7] Oddly enough, and again and again, the folks most eager to deny any connection between Trump’s election and the rise of Nazism (and who deny it with the same illogical system of reasoning that made Nazism possible) are using the counter-narrative developed by the Nazis themselves. Like so many narratives, the truth of this one lies in that which its performance attempts to conceal: the story, as articulated by Hitler himself as early as 1919, was that the Party was not, itself, violent or racist, it merely reflected the spontaneously violent and racist mind of the Volk itself which, because it was the Volk, was justified in protecting itself from the murderous intention of others. One of the most common myths about the rise of the Nazis is the argument that Nazism first spread among the lower classes, when in fact it first prospered in academic milieux and the upper middle class. You know how desperate the fight for tenure gets...

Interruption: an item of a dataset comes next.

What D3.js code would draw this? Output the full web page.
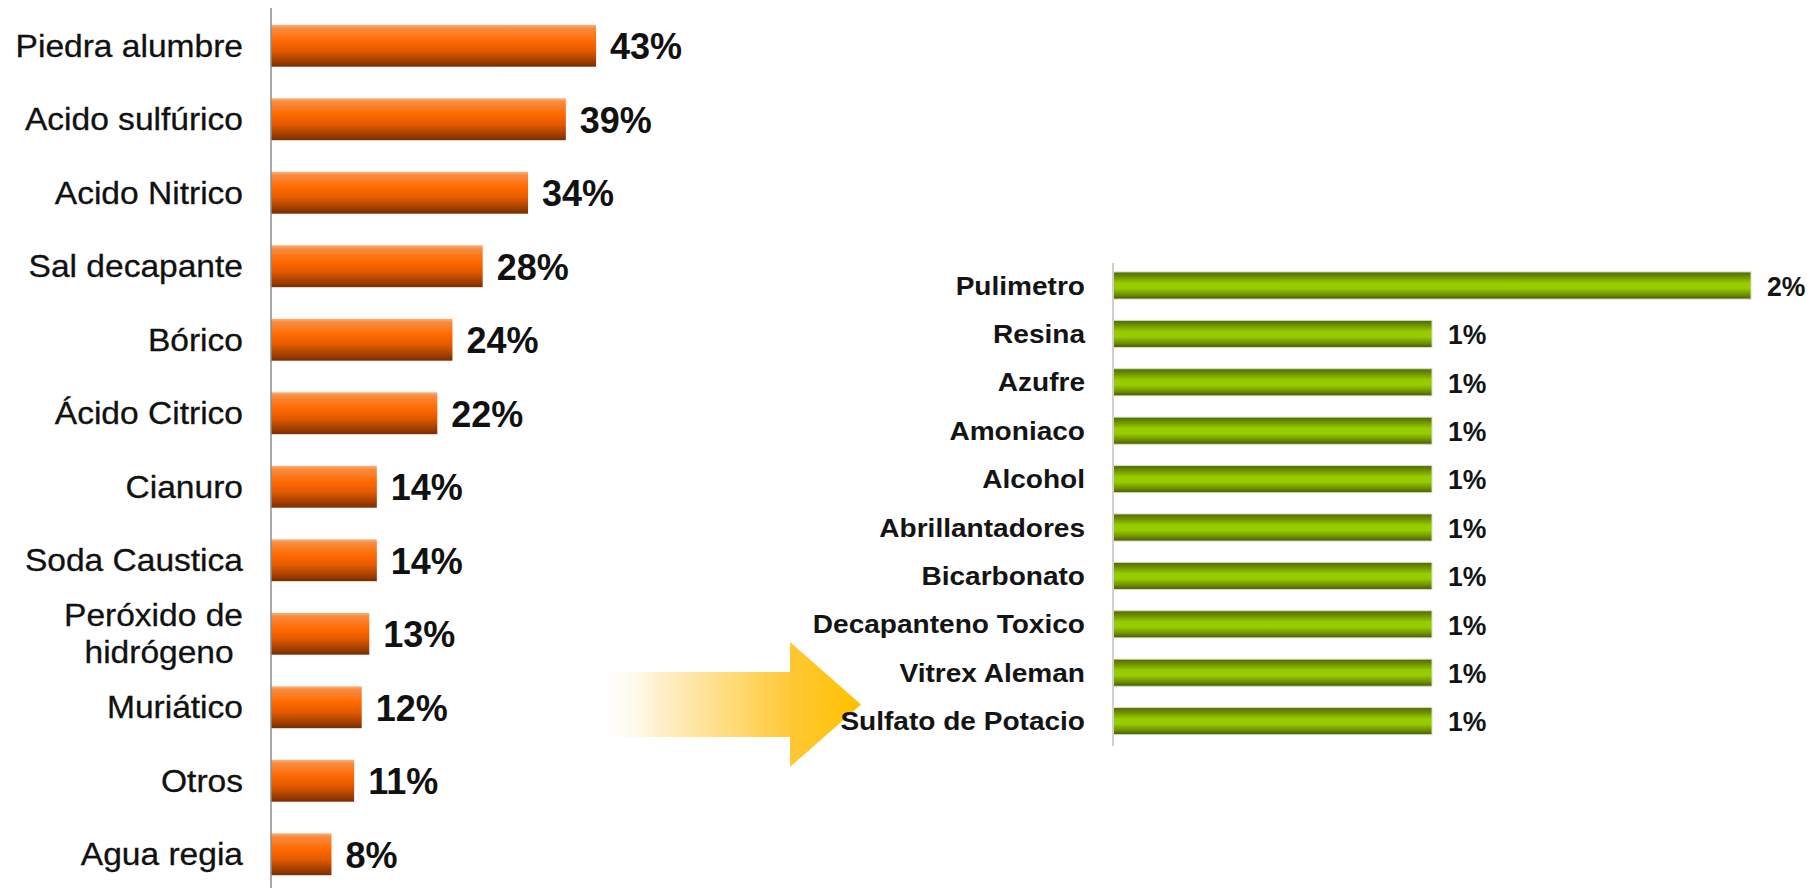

8] Of course this form of falsification of social consciousness didn’t start with the Nazis, or end with them. Marx, in his 1869 introduction to the 18th Brumaire, fingers Proudhon who
for his part, seeks to represent the coup d'état as the result of an antecedent historical development. Inadvertently, however, his historical construction of the coup d'état becomes a historical apologia for its hero. Thus he falls into the error of our so-called objective historians.
The other day the New York Times has an editorial not much different from all the other stuff that’s circulating in the mainstream: it’s written by some two-bit business-school hustler, and argues that the real cause of Trump’s election isn’t corrupt businessmen small and large, it’s those people who most actively oppose corrupt businessmen—you know, the Jews and Commies. Today the Times (again) explains that those who are too stressed by Trump's election turn to yoga, but what if those who turn to yoga are the ones who voted Trump in? This kind of talk deflects attention from the real undertows of the recent election: “how the class struggle […] created circumstances and relationships that made it possible for a grotesque mediocrity to play a hero's part,” as Charlie put it—the massive voting fraud in both parties, or the fact that the respective performances of both major presidential candidates merely offered divergent models of the same role, the Boss. While it’s possible a fair number of the working and not-working poor connected with Trump’s “You’re fired” attitude, it’s far more likely that the true Trump voter is the boss, the entrepreneur, the local official. Trump’s talk is not the talk of the lower class, it’s the talk of middle managers, petty bureaucrats and small businessmen, not the fired but those who do the firing. This is also true of Norbert Hofer, the Austrian Trump; it's true of France, and England.
This is your story, Sheherazade, you must tell it ‘til the morning comes. The narcissistic housewife; the two-bit businessman; the privileged kid who just won’t grasp that he’s no better than the black kid sitting next to him: these are the ones who need to have their noses rubbed in their own caca. Which Muse do I invoke? Twerpsichore? Lie-o?